INSTRUCTION
Every line from the first one to the line containing "na zhoubné nádory</span></div>" should be echoed exactly; leave out the rest.

SOURCE DATA

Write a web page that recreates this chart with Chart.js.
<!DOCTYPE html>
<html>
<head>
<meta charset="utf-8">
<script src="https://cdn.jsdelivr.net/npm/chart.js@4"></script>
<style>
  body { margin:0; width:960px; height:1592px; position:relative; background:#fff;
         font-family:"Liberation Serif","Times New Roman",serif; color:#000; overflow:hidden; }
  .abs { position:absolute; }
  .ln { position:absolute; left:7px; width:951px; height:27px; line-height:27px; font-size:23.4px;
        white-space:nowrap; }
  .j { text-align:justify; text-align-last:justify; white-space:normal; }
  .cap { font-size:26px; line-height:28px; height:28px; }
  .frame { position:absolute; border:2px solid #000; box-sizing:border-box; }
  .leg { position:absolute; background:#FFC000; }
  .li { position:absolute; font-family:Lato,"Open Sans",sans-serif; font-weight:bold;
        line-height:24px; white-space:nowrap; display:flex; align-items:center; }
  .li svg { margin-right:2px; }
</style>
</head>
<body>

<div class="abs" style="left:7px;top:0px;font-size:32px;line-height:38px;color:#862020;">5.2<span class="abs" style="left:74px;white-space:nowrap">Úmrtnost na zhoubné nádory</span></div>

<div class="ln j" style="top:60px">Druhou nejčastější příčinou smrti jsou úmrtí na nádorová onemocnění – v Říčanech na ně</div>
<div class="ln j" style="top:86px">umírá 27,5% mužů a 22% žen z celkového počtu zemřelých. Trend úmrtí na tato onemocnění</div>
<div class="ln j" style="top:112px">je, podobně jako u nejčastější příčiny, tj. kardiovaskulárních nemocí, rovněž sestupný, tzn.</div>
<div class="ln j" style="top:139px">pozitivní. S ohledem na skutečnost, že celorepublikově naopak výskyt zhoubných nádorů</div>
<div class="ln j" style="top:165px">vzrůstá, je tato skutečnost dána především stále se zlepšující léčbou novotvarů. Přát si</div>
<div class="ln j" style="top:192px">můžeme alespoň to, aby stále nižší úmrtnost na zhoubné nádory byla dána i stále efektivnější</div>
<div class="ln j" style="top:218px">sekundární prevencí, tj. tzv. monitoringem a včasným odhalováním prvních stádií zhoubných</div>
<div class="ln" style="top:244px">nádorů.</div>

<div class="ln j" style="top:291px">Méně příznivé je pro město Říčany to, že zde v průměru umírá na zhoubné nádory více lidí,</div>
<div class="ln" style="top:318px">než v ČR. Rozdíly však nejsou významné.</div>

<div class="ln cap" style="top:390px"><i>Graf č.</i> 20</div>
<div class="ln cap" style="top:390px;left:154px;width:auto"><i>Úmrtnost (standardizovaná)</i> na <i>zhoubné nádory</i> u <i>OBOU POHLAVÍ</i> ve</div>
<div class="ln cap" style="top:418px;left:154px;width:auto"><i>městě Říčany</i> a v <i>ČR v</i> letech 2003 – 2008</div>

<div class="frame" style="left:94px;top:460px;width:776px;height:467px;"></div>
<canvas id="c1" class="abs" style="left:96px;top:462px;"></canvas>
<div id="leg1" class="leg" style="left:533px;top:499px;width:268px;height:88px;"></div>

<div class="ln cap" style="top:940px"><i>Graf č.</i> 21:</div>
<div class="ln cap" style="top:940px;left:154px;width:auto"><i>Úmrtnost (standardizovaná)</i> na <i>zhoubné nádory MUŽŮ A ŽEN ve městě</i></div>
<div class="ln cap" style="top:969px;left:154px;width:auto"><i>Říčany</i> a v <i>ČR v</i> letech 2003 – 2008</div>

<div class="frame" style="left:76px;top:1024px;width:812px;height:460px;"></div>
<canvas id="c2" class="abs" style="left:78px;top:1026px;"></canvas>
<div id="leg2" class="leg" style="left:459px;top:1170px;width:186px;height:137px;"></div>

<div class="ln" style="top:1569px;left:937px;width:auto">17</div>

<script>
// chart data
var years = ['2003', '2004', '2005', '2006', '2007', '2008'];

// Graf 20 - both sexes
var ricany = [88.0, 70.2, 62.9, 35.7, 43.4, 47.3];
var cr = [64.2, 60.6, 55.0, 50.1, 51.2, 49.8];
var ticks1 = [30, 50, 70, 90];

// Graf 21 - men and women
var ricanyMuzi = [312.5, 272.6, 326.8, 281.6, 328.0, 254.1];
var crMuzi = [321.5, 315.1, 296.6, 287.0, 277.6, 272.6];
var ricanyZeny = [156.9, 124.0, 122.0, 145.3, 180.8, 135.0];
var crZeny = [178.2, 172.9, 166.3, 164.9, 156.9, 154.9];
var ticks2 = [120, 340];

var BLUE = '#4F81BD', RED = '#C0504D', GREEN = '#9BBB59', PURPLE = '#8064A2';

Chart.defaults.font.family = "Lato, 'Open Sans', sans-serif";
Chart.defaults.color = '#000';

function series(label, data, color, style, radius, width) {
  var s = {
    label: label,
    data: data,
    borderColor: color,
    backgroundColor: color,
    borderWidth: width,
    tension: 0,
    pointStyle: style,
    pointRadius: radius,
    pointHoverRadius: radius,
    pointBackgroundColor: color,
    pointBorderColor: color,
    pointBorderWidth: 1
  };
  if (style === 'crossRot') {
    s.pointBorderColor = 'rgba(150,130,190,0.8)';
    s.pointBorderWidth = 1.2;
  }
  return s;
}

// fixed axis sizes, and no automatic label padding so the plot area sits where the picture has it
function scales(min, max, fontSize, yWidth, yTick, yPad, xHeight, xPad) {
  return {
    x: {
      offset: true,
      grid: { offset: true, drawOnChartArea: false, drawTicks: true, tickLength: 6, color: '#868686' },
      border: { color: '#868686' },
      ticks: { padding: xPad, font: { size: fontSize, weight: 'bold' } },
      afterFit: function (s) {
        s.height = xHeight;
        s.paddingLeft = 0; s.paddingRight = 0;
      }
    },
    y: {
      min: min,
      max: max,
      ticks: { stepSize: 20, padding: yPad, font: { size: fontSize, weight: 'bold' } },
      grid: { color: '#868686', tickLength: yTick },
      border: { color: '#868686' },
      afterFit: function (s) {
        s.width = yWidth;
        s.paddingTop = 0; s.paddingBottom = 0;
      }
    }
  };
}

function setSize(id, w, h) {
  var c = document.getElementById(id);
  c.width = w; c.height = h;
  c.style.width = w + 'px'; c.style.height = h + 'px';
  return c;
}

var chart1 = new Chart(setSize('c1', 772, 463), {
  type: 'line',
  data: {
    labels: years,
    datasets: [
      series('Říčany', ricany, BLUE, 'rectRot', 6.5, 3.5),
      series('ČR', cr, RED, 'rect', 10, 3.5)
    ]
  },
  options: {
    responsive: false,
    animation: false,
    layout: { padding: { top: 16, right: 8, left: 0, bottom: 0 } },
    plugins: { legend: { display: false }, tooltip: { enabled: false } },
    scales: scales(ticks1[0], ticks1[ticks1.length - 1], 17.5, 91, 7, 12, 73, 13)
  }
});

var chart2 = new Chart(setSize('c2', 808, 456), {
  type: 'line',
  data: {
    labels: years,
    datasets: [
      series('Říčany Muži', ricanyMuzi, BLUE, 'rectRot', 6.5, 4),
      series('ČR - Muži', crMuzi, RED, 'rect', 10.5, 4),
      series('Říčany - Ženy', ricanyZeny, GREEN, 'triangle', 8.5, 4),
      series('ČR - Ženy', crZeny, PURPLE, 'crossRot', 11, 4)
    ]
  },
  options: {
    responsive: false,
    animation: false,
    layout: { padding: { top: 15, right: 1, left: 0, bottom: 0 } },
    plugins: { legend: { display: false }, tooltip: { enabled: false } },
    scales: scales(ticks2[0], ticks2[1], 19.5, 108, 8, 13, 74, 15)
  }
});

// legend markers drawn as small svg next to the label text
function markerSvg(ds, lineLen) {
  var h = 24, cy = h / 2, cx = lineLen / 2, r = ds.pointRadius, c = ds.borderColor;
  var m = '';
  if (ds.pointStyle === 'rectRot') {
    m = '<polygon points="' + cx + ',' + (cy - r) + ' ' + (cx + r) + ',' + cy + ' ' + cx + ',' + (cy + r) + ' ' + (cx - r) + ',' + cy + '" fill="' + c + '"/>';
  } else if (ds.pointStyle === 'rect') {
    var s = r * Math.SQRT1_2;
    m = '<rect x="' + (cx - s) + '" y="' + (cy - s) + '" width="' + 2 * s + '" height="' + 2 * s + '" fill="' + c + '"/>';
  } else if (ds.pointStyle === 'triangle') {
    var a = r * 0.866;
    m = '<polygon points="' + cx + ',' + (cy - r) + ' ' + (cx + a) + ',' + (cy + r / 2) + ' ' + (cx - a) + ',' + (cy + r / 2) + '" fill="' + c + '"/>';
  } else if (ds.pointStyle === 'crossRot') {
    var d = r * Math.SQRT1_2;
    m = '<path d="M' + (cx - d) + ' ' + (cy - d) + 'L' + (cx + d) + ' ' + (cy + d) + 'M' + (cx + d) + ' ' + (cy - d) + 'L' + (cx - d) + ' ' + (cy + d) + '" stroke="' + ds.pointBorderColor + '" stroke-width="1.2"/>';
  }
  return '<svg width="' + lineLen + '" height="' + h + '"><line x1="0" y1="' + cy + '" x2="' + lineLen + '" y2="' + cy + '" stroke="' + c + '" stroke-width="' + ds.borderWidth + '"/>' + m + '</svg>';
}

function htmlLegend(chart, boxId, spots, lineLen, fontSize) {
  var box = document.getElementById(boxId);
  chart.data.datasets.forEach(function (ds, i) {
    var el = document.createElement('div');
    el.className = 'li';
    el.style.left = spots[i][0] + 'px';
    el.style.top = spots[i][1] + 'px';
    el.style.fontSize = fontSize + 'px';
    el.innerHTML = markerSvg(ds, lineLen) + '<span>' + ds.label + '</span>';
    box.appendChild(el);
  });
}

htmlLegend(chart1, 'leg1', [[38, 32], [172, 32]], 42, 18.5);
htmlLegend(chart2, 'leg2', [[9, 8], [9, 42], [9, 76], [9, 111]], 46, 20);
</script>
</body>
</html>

RESULT BELOW
Write a web page that recreates this chart with Chart.js.
<!DOCTYPE html>
<html>
<head>
<meta charset="utf-8">
<script src="https://cdn.jsdelivr.net/npm/chart.js@4"></script>
<style>
  body { margin:0; width:960px; height:1592px; position:relative; background:#fff;
         font-family:"Liberation Serif","Times New Roman",serif; color:#000; overflow:hidden; }
  .abs { position:absolute; }
  .ln { position:absolute; left:7px; width:951px; height:27px; line-height:27px; font-size:23.4px;
        white-space:nowrap; }
  .j { text-align:justify; text-align-last:justify; white-space:normal; }
  .cap { font-size:26px; line-height:28px; height:28px; }
  .frame { position:absolute; border:2px solid #000; box-sizing:border-box; }
  .leg { position:absolute; background:#FFC000; }
  .li { position:absolute; font-family:Lato,"Open Sans",sans-serif; font-weight:bold;
        line-height:24px; white-space:nowrap; display:flex; align-items:center; }
  .li svg { margin-right:2px; }
</style>
</head>
<body>

<div class="abs" style="left:7px;top:0px;font-size:32px;line-height:38px;color:#862020;">5.2<span class="abs" style="left:74px;white-space:nowrap">Úmrtnost na zhoubné nádory</span></div>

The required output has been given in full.